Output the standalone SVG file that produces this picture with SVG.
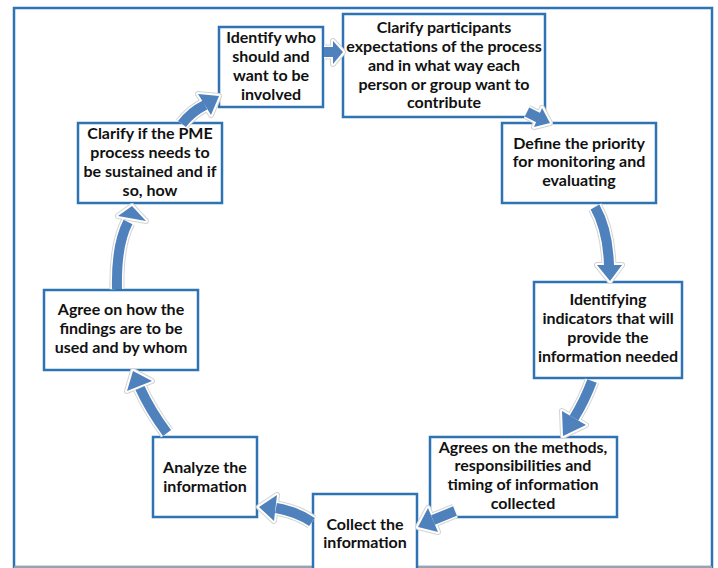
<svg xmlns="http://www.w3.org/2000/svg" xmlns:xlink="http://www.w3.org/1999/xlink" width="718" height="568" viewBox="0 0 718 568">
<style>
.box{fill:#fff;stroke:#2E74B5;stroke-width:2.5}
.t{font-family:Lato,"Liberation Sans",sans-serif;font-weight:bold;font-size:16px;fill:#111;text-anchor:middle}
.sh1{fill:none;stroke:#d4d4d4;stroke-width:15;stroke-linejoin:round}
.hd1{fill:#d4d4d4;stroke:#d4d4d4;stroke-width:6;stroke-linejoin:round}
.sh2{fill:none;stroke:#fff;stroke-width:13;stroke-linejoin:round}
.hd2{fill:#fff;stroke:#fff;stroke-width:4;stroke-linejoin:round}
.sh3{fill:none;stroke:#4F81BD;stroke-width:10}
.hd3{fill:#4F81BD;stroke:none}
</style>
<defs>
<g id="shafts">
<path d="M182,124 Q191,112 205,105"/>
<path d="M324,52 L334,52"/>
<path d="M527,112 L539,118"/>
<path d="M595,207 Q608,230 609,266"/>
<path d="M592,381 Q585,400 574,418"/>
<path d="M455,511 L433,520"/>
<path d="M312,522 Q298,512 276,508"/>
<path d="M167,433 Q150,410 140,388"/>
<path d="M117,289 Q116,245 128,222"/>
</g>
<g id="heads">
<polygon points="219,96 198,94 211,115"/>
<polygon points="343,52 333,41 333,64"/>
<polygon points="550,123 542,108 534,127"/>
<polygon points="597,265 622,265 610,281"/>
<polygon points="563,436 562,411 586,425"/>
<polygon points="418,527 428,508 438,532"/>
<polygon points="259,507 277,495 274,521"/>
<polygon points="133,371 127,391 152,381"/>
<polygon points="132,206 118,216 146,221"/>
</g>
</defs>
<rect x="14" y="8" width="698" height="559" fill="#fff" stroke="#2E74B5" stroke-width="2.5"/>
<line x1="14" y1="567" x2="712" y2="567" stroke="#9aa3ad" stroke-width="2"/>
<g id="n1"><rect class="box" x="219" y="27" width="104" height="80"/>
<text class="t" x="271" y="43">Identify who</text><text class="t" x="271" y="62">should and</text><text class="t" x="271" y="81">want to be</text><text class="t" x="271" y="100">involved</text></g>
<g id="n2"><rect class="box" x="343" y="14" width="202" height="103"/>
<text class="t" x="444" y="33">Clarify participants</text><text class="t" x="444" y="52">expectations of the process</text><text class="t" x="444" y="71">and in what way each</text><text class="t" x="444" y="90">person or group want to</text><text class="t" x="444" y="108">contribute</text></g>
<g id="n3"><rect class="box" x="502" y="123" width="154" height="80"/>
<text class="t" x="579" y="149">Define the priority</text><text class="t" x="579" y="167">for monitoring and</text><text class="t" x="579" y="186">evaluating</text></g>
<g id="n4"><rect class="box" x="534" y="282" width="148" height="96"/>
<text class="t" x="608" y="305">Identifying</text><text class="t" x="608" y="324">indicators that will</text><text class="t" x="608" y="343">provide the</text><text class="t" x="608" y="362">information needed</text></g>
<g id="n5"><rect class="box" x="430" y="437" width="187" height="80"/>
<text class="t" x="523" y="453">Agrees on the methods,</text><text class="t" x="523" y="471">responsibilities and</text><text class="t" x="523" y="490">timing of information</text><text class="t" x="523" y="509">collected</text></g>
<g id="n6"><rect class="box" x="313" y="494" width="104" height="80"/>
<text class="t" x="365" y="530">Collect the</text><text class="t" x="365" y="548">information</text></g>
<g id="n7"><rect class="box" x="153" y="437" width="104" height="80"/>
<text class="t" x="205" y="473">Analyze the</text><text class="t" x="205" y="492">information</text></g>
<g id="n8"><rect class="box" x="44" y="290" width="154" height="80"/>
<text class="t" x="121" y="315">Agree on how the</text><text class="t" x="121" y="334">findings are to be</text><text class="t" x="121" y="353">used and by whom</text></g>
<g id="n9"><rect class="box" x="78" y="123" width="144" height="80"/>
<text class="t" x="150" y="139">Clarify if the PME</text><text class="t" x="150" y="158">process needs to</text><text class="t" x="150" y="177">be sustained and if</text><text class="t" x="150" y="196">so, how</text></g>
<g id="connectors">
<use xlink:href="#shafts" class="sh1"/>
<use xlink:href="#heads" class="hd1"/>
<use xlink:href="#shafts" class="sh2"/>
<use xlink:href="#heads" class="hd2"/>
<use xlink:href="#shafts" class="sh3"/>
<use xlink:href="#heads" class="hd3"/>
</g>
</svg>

= = = =

* Requirements *
Repeat the material verbatim. Do not carry over any picture.

* Solution to this exercise *
Output the standalone SVG file that produces this picture with SVG.
<svg xmlns="http://www.w3.org/2000/svg" xmlns:xlink="http://www.w3.org/1999/xlink" width="718" height="568" viewBox="0 0 718 568">
<style>
.box{fill:#fff;stroke:#2E74B5;stroke-width:2.5}
.t{font-family:Lato,"Liberation Sans",sans-serif;font-weight:bold;font-size:16px;fill:#111;text-anchor:middle}
.sh1{fill:none;stroke:#d4d4d4;stroke-width:15;stroke-linejoin:round}
.hd1{fill:#d4d4d4;stroke:#d4d4d4;stroke-width:6;stroke-linejoin:round}
.sh2{fill:none;stroke:#fff;stroke-width:13;stroke-linejoin:round}
.hd2{fill:#fff;stroke:#fff;stroke-width:4;stroke-linejoin:round}
.sh3{fill:none;stroke:#4F81BD;stroke-width:10}
.hd3{fill:#4F81BD;stroke:none}
</style>
<defs>
<g id="shafts">
<path d="M182,124 Q191,112 205,105"/>
<path d="M324,52 L334,52"/>
<path d="M527,112 L539,118"/>
<path d="M595,207 Q608,230 609,266"/>
<path d="M592,381 Q585,400 574,418"/>
<path d="M455,511 L433,520"/>
<path d="M312,522 Q298,512 276,508"/>
<path d="M167,433 Q150,410 140,388"/>
<path d="M117,289 Q116,245 128,222"/>
</g>
<g id="heads">
<polygon points="219,96 198,94 211,115"/>
<polygon points="343,52 333,41 333,64"/>
<polygon points="550,123 542,108 534,127"/>
<polygon points="597,265 622,265 610,281"/>
<polygon points="563,436 562,411 586,425"/>
<polygon points="418,527 428,508 438,532"/>
<polygon points="259,507 277,495 274,521"/>
<polygon points="133,371 127,391 152,381"/>
<polygon points="132,206 118,216 146,221"/>
</g>
</defs>
<rect x="14" y="8" width="698" height="559" fill="#fff" stroke="#2E74B5" stroke-width="2.5"/>
<line x1="14" y1="567" x2="712" y2="567" stroke="#9aa3ad" stroke-width="2"/>
<g id="n1"><rect class="box" x="219" y="27" width="104" height="80"/>
<text class="t" x="271" y="43">Identify who</text><text class="t" x="271" y="62">should and</text><text class="t" x="271" y="81">want to be</text><text class="t" x="271" y="100">involved</text></g>
<g id="n2"><rect class="box" x="343" y="14" width="202" height="103"/>
<text class="t" x="444" y="33">Clarify participants</text><text class="t" x="444" y="52">expectations of the process</text><text class="t" x="444" y="71">and in what way each</text><text class="t" x="444" y="90">person or group want to</text><text class="t" x="444" y="108">contribute</text></g>
<g id="n3"><rect class="box" x="502" y="123" width="154" height="80"/>
<text class="t" x="579" y="149">Define the priority</text><text class="t" x="579" y="167">for monitoring and</text><text class="t" x="579" y="186">evaluating</text></g>
<g id="n4"><rect class="box" x="534" y="282" width="148" height="96"/>
<text class="t" x="608" y="305">Identifying</text><text class="t" x="608" y="324">indicators that will</text><text class="t" x="608" y="343">provide the</text><text class="t" x="608" y="362">information needed</text></g>
<g id="n5"><rect class="box" x="430" y="437" width="187" height="80"/>
<text class="t" x="523" y="453">Agrees on the methods,</text><text class="t" x="523" y="471">responsibilities and</text><text class="t" x="523" y="490">timing of information</text><text class="t" x="523" y="509">collected</text></g>
<g id="n6"><rect class="box" x="313" y="494" width="104" height="80"/>
<text class="t" x="365" y="530">Collect the</text><text class="t" x="365" y="548">information</text></g>
<g id="n7"><rect class="box" x="153" y="437" width="104" height="80"/>
<text class="t" x="205" y="473">Analyze the</text><text class="t" x="205" y="492">information</text></g>
<g id="n8"><rect class="box" x="44" y="290" width="154" height="80"/>
<text class="t" x="121" y="315">Agree on how the</text><text class="t" x="121" y="334">findings are to be</text><text class="t" x="121" y="353">used and by whom</text></g>
<g id="n9"><rect class="box" x="78" y="123" width="144" height="80"/>
<text class="t" x="150" y="139">Clarify if the PME</text><text class="t" x="150" y="158">process needs to</text><text class="t" x="150" y="177">be sustained and if</text><text class="t" x="150" y="196">so, how</text></g>
<g id="connectors">
<use xlink:href="#shafts" class="sh1"/>
<use xlink:href="#heads" class="hd1"/>
<use xlink:href="#shafts" class="sh2"/>
<use xlink:href="#heads" class="hd2"/>
<use xlink:href="#shafts" class="sh3"/>
<use xlink:href="#heads" class="hd3"/>
</g>
</svg>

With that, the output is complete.